The German government intends to make building and living in Germany more climate-friendly with a mix of more incentives, CO2 pricing and regulatory measures.
The percentage of CO2 emissions accounted for by the building sector is actually about twice as high as this. This sector accounts for 28 per cent of the total rather than 14 per cent, if we take into account the emissions arising from power generation, combined heat and power plants and the production of construction materials. Although these products are used primarily in the building sector, the emissions are classed as energy-sector or industrial emissions. This makes it clear just how important it is to upgrade the building stock to enhance energy efficiency, replace older central heating systems and use environmentally sound construction materials.
Tax breaks for energy-efficient renovation
The costs of refurbishment designed to enhance energy efficiency such as replacing central heating, fitting new windows, and insulating roofs and outside walls are to be partially tax deductible as of 1 January 2020. 20 per cent of the costs will be tax deductible over a period of three years. Property owners, whatever their income class, will benefit equally.
The assistance rates of programmes already in place, including those run by the Kreditanstalt für Wiederaufbau (KfW) and the Federal Office for Economic Affairs and Export Control (BAFA) will be fine-tuned and raised by 10 per cent.

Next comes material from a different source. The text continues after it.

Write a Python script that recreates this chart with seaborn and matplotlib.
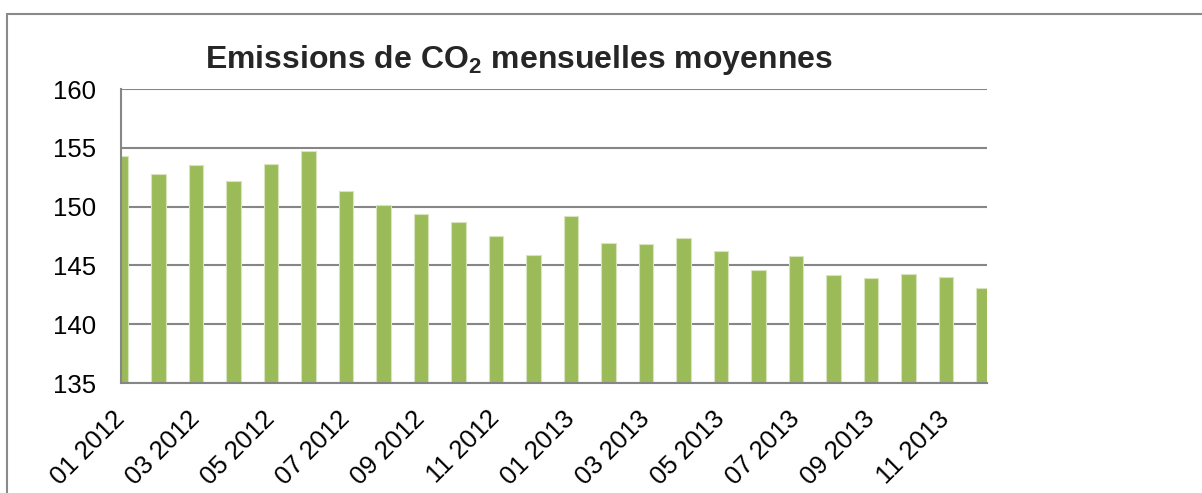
import matplotlib
matplotlib.use('Agg')
import matplotlib.pyplot as plt
import matplotlib.patches as patches
import pandas as pd
import seaborn as sns

# donnees
mois = ['01 2012', '02 2012', '03 2012', '04 2012', '05 2012', '06 2012',
        '07 2012', '08 2012', '09 2012', '10 2012', '11 2012', '12 2012',
        '01 2013', '02 2013', '03 2013', '04 2013', '05 2013', '06 2013',
        '07 2013', '08 2013', '09 2013', '10 2013', '11 2013', '12 2013']
emissions = [154.3, 152.8, 153.5, 152.2, 153.6, 154.7, 151.3, 150.1,
             149.4, 148.7, 147.5, 145.9, 149.2, 146.9, 146.8, 147.3,
             146.2, 144.6, 145.8, 144.2, 143.9, 144.3, 144.0, 143.1]
graduations_y = [135, 140, 145, 150, 155, 160]
titre = r'Emissions de CO$_\mathbf{2}$ mensuelles moyennes'

VERT = '#9BBB59'
GRIS = '#868686'


def draw_bar_chart():
    df = pd.DataFrame({'mois': mois, 'valeur': emissions})
    fig = plt.figure(figsize=(12.02, 4.93), dpi=100)
    ax = fig.add_axes([121 / 1202, 1 - 383 / 493, 866 / 1202, 294 / 493])

    sns.barplot(data=df, x='mois', y='valeur', color=VERT, saturation=1,
                width=0.39, edgecolor='#D7E4BD', linewidth=0.8, ax=ax, zorder=3)

    ax.set_ylim(graduations_y[0], graduations_y[-1])
    ax.set_yticks(graduations_y)
    ax.set_xlim(0, 23.09)
    ax.set_xticks(range(0, len(mois), 2))
    ax.set_xticklabels(mois[::2], rotation=45, ha='right', va='center',
                       rotation_mode='anchor')
    ax.set_xlabel('')
    ax.set_ylabel('')

    ax.grid(axis='y', color=GRIS, linewidth=1.5, zorder=0)
    ax.set_axisbelow(True)
    for cote in ['top', 'right']:
        ax.spines[cote].set_visible(False)
    for cote in ['left', 'bottom']:
        ax.spines[cote].set_color(GRIS)
        ax.spines[cote].set_linewidth(1.5)
        ax.spines[cote].set_zorder(4)
    ax.tick_params(axis='both', direction='out', length=6, width=1.5,
                   color=GRIS, labelsize=18.5, labelcolor='black')
    ax.tick_params(axis='x', pad=17)
    ax.tick_params(axis='y', pad=12)

    fig.text(519 / 1202, 1 - 60 / 493, titre, ha='center', va='center',
             fontsize=23, fontweight='bold')

    # cadre du graphique (coupe a droite et en bas)
    cadre = patches.Rectangle((7 / 1202, -0.1), 1.2, 1.1 - 14 / 493,
                              transform=fig.transFigure, fill=False,
                              edgecolor='#8A8A8A', linewidth=1.5, clip_on=False)
    fig.patches.append(cadre)
    return fig


if __name__ == '__main__':
    sns.set_style('white')
    plt.rcParams['font.family'] = ['Liberation Sans', 'DejaVu Sans']
    plt.rcParams['mathtext.fontset'] = 'custom'
    plt.rcParams['mathtext.rm'] = 'Liberation Sans'
    plt.rcParams['mathtext.bf'] = 'Liberation Sans:bold'
    fig = draw_bar_chart()
    fig.savefig('out.png', dpi=100)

Replacing central heating systems
Over the next few years it will be worthwhile replacing older oil and gas central heating systems with more climate-friendly models or switching directly to renewables. To this end a "replacement bonus" will be introduced with 40 per cent assistance.
As of 2026 it will no longer be permissible to fit oil central heating in buildings in which it is possible to install a more climate-friendly heating system.